- [DATA SHOWN]:

-- START --

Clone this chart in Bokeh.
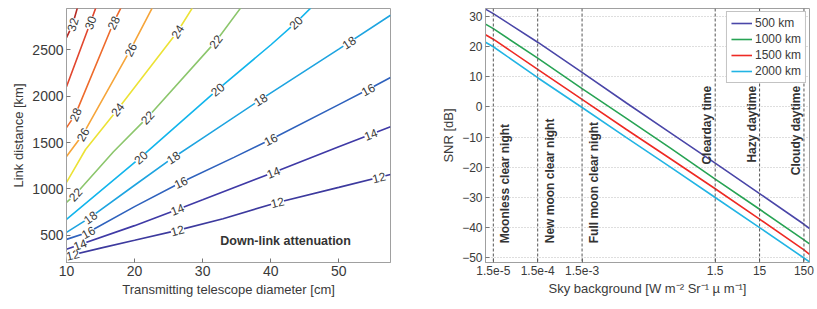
import math
import numpy as np
from bokeh.plotting import figure
from bokeh.layouts import row
from bokeh.models import (ColumnDataSource, LabelSet, FixedTicker, Span, Label,
                          CustomJSTickFormatter)
from bokeh.core.properties import value
from bokeh.embed import file_html
from bokeh.resources import INLINE

# ---------------- data: left panel (down-link attenuation contours, dB) ----------------
levels = [12, 14, 16, 18, 20, 22, 24, 26, 28, 30, 32]
contour_D = [  # transmitting telescope diameter [cm]
    [10, 15, 20, 26.3, 33, 41, 50, 57.6],
    [10, 20, 26.3, 30, 40.4, 50, 57.6],
    [10, 13.2, 20, 26.8, 34.6, 40, 50, 54.3, 57.6],
    [10, 13.5, 20, 25.7, 30, 38.5, 50, 57.6],
    [10, 20.9, 32.2, 40, 43.7, 45.9],
    [10, 11.3, 16.9, 21.9, 31.9, 35.6],
    [10, 12.8, 17.5, 26.3, 28.5],
    [10, 12.4, 19.4, 22.6],
    [10, 11.3, 16.9, 18],
    [10, 13.5, 14.3],
    [10, 10.9, 11.6],
]
contour_L = [  # link distance [km]
    [275, 363, 447, 554, 680, 855, 1017, 1155],
    [350, 605, 780, 884, 1178, 1455, 1669],
    [457, 533, 810, 1070, 1340, 1532, 1908, 2070, 2200],
    [533, 694, 1040, 1339, 1548, 1962, 2505, 2870],
    [672, 1339, 2070, 2550, 2790, 2950],
    [855, 941, 1400, 1770, 2586, 2950],
    [1070, 1425, 1855, 2693, 2950],
    [1350, 1586, 2500, 2950],
    [1660, 1800, 2790, 2950],
    [2100, 2790, 2950],
    [2630, 2770, 2950],
]
label_D = [  # diameters where the contour labels sit
    [10.9, 26.3, 41, 55.9],
    [12, 26.3, 40.4, 54.7],
    [13.2, 26.8, 40, 54.3],
    [13.5, 25.7, 38.5, 51.5],
    [20.9, 32.2, 43.7],
    [11.3, 21.9, 31.9],
    [17.5, 26.3],
    [12.4, 19.4],
    [11.3, 16.9],
    [13.5],
    [10.9],
]
contour_colors = ["#3d3a9e", "#3f3aa6", "#2f62bd", "#1ea4e0", "#12b5ec", "#8cc66c",
                  "#ece236", "#f6a53a", "#ee6b2c", "#e2462e", "#b52a24"]
left_xticks = [10, 20, 30, 40, 50]
left_yticks = [500, 1000, 1500, 2000, 2500]

# ---------------- data: right panel (SNR vs sky background) ----------------
sky = [1e-5, 1.5e-5, 1.5e-4, 1.5e-3, 1.5e-2, 0.15, 1.5, 15, 150, 200]
snr_500 = [32.5, 31.0, 21.5, 11.5, 1.3, -8.7, -18.7, -28.8, -39.0, -40.4]
snr_1000 = [27.5, 26.0, 16.2, 6.1, -3.8, -13.8, -24.0, -34.0, -44.2, -45.5]
snr_1500 = [24.0, 22.5, 12.5, 2.5, -7.5, -17.3, -27.2, -37.3, -47.5, -49.0]
snr_2000 = [21.5, 20.0, 9.7, -0.2, -10.2, -20.1, -30.1, -40.1, -50.2, -51.5]
series_names = ["500 km", "1000 km", "1500 km", "2000 km"]
series_colors = ["#4a46a8", "#27a354", "#ee2a24", "#22b4e4"]
cond_x = [1.5e-5, 1.5e-4, 1.5e-3, 1.5, 15, 150]
cond_text = ["Moonless clear night", "New moon clear night", "Full moon clear night",
             "Clearday time", "Hazy daytime", "Cloudy daytime"]
right_xticks = [1.5e-5, 1.5e-4, 1.5e-3, 1.5, 15, 150]
right_xlabels = ["1.5e-5", "1.5e-4", "1.5e-3", "1.5", "15", "150"]
right_yticks = [-50, -40, -30, -20, -10, 0, 10, 20, 30]

FONT = "Liberation Sans"
TXT = "#3a3a3a"
FRAME = "#a0a0a0"

def style_axes(p, tick_size, label_size):
    for ax in (p.xaxis, p.yaxis):
        ax.axis_line_color = FRAME
        ax.major_tick_line_color = "#777777"
        ax.major_tick_in = 4
        ax.major_tick_out = 0
        ax.minor_tick_line_color = None
        ax.major_label_text_font = FONT
        ax.major_label_text_font_size = tick_size
        ax.major_label_text_color = TXT
        ax.axis_label_text_font = FONT
        ax.axis_label_text_font_size = label_size
        ax.axis_label_text_font_style = "normal"
        ax.axis_label_text_color = TXT
        ax.major_label_standoff = 3
        ax.axis_label_standoff = 3
    p.outline_line_color = FRAME
    p.outline_line_alpha = 1.0

# ---------------- left figure ----------------
L_W, L_H = 413, 305
L_BL, L_BR, L_BT, L_BB = 66, 23, 8, 43
lx0, lx1 = 10, 57.6
ly0, ly1 = 208, 2943
p1 = figure(width=L_W, height=L_H, x_range=(lx0, lx1), y_range=(ly0, ly1),
            output_backend="svg", toolbar_location=None,
            min_border_left=L_BL, min_border_right=L_BR,
            min_border_top=L_BT, min_border_bottom=L_BB)
p1.grid.grid_line_color = None
style_axes(p1, "14px", "13px")
p1.xaxis.ticker = FixedTicker(ticks=left_xticks)
p1.yaxis.ticker = FixedTicker(ticks=left_yticks)
p1.xaxis.axis_label = "Transmitting telescope diameter [cm]"
p1.yaxis.axis_label = "Link distance [km]"

sx = (L_W - L_BL - L_BR) / (lx1 - lx0)
sy = (L_H - L_BT - L_BB) / (ly1 - ly0)

lab_x, lab_y, lab_t, lab_a = [], [], [], []
for lev, D, Lk, col, lds in zip(levels, contour_D, contour_L, contour_colors, label_D):
    p1.line(D, Lk, line_color=col, line_width=1.6)
    for d in lds:
        lv = float(np.interp(d, D, Lk))
        i = max(0, min(len(D) - 2, int(np.searchsorted(D, d, side="right")) - 1))
        ang = math.atan2((Lk[i + 1] - Lk[i]) * sy, (D[i + 1] - D[i]) * sx)
        lab_x.append(d); lab_y.append(lv); lab_t.append(str(lev)); lab_a.append(ang)

lsrc = ColumnDataSource(dict(x=lab_x, y=lab_y, t=lab_t, a=lab_a))
p1.add_layout(LabelSet(x="x", y="y", text="t", angle="a", source=lsrc,
                       text_align="center", text_baseline="middle",
                       text_font=value(FONT), text_font_size="12px", text_color=TXT,
                       background_fill_color="white", background_fill_alpha=1.0))
p1.add_layout(Label(x=32.6, y=436, text="Down-link attenuation", text_font=FONT,
                    text_font_size="12.5px", text_font_style="bold", text_color="#333333",
                    text_align="left", text_baseline="middle"))

# ---------------- right figure ----------------
R_W, R_H = 402, 305
R_BL, R_BR, R_BT, R_BB = 72, 6, 8, 43
p2 = figure(width=R_W, height=R_H, x_axis_type="log", x_range=(1e-5, 200),
            y_range=(-51.7, 32.7), output_backend="svg", toolbar_location=None,
            min_border_left=R_BL, min_border_right=R_BR,
            min_border_top=R_BT, min_border_bottom=R_BB)
style_axes(p2, "12px", "13px")
p2.xgrid.grid_line_color = None
p2.ygrid.grid_line_color = "#bdbdbd"
p2.ygrid.grid_line_dash = "1 2"
p2.xaxis.ticker = FixedTicker(ticks=right_xticks)
p2.xaxis.formatter = CustomJSTickFormatter(
    args=dict(tv=right_xticks, tl=right_xlabels),
    code="for (let i = 0; i < tv.length; i++) { if (Math.abs(tv[i] - tick) <= 1e-6 * tv[i]) return tl[i]; } return '';")
p2.yaxis.ticker = FixedTicker(ticks=right_yticks)
p2.xaxis.axis_label = "Sky background [W m\u207b\u00b2 Sr\u207b\u00b9 \u00b5 m\u207b\u00b9]"
p2.yaxis.axis_label = "SNR [dB]"

for cx in cond_x:
    p2.add_layout(Span(location=cx, dimension="height", line_color="#555555",
                       line_dash="3 2", line_width=1))

night = ColumnDataSource(dict(x=cond_x[:3], y=[-45.3] * 3, t=cond_text[:3]))
day = ColumnDataSource(dict(x=cond_x[3:], y=[7.0] * 3, t=cond_text[3:]))
p2.add_layout(LabelSet(x="x", y="y", text="t", source=night, angle=math.pi / 2,
                       x_offset=12, text_align="left", text_baseline="middle",
                       text_font=value(FONT), text_font_size="12px",
                       text_font_style="bold", text_color="#333333"))
p2.add_layout(LabelSet(x="x", y="y", text="t", source=day, angle=math.pi / 2,
                       x_offset=-8, text_align="right", text_baseline="middle",
                       text_font=value(FONT), text_font_size="12px",
                       text_font_style="bold", text_color="#333333"))

for ys, name, col in zip([snr_500, snr_1000, snr_1500, snr_2000], series_names, series_colors):
    p2.line(sky, ys, line_color=col, line_width=1.6, legend_label=name)

lg = p2.legend[0]
lg.location = "top_right"
lg.margin = 3
lg.padding = 4
lg.spacing = 2
lg.glyph_width = 21
lg.glyph_height = 14
lg.label_height = 14
lg.label_standoff = 3
lg.label_text_font = FONT
lg.label_text_font_size = "12px"
lg.label_text_color = TXT
lg.border_line_color = "#888888"
lg.background_fill_color = "white"
lg.background_fill_alpha = 1.0

layout = row(p1, p2)
open("out.html", "w").write(file_html(layout, INLINE))
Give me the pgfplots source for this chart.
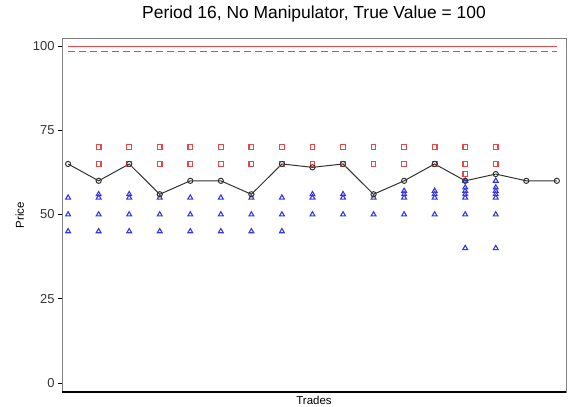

-- END --

- [WHAT IS BEING ASKED]: Exactly and only the lines from the top of the records down to the line containing "from bokeh.resources import INLINE" should be transcribed, please, without the pictures.

- [EXPECTED ANSWER]:
Clone this chart in Bokeh.
import math
import numpy as np
from bokeh.plotting import figure
from bokeh.layouts import row
from bokeh.models import (ColumnDataSource, LabelSet, FixedTicker, Span, Label,
                          CustomJSTickFormatter)
from bokeh.core.properties import value
from bokeh.embed import file_html
from bokeh.resources import INLINE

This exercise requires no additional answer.